And so it goes: One day you're mocking NBC for its abject hackery and malfeasance, the next you're sitting in Conan O'Brien's TV studio with Liz, talking about media synergy and gorging on shrimp cocktail.
Last night, our NBC affiliate -- the one located in the media capital of the galaxy -- held a Blogger Summit to tell us that it needs our help. Resources are limited, budgets are tight, and there are only 22 beat reporters to cover the tri-state area's 23 million people. (You'd think they'd hire that 23rd person, just to preserve a nice, clean, million-to-one ratio. But anyway.) You bloggers are out there, they said. On the front lines. Scraping up stories. Spewing gossip. Ranting. Raving. Photographing celebrity junkparts. How can we help bring these vital clots of content to a wider audience and boost our ratings?
The answer is, You can't. Because local news is dead, cremated, and decoratively urned on the mantel. Everything is the same. The news-team quartets are the same. The banter's the same. The hair and teeth are the same. The sets are the same. And the story sequence is the same: these people were murdered, these buildings burned down, this shit hit that fan, this team won, this team lost, this is the Doppler 4000 futurecast, this was hardly necessary.) It's so deeply entrenched that parodies of parodies have been parodied.

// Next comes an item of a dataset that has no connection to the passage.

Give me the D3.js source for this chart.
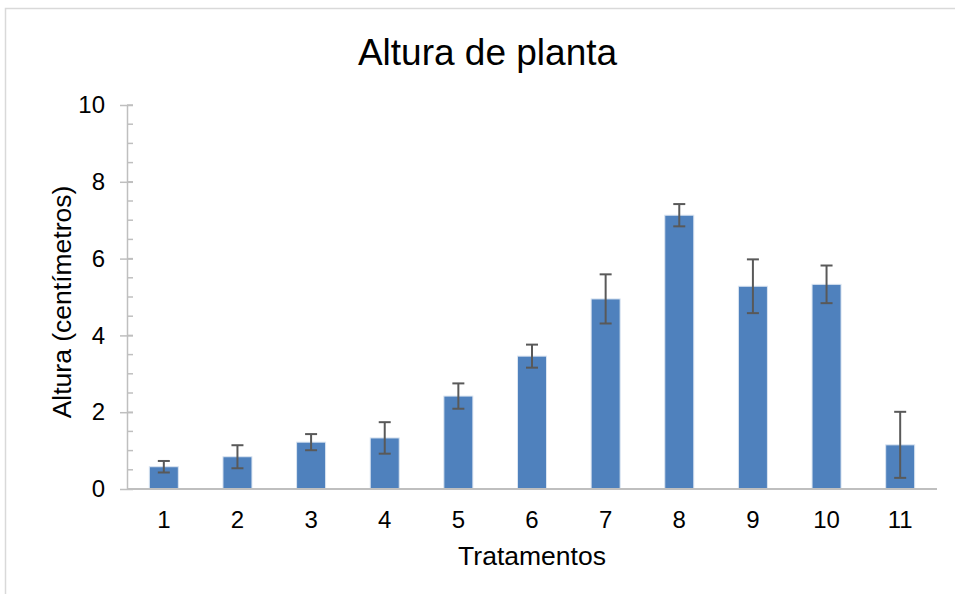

And it's not like they're unaware of this. The highlight of the night came when News Director Dan Forman asked us, point-blank: Why bother producing a TV newscast at all? Why not just migrate it all to the web?
Well, apart from the people who don't have a computer and/or don't know how to use one (and could tell you where they were when McKinley was shot), there's not much reason to have local news on TV. The format is too confining. Newscasts air at specific times, usually when something better is on (Like The Daily Show. Or a Seinfeld rerun. Or Ron Popeil.) Everything is crammed into finite air time, so each story gets reduced to eight seconds of benign froth. And if there's ever something you want to see, you have to wait through all the murders and fires and shit-encrusted fans before your piece comes on.
If you make news interactive, users can customize what they see and when they see it, and since there's no time limit, producers can delve deeper into stories. There's just the little matter of how to pay for it, because way too many people will eagerly bypass news stories in favor of celebrity junkparts.
So good luck and godspeed, WNBC, in your quest to revitalize local news. And a special good luck to Ushery, whose toddler is getting molars and has stopped sleeping. If he ever passes out on the air, you'll know why.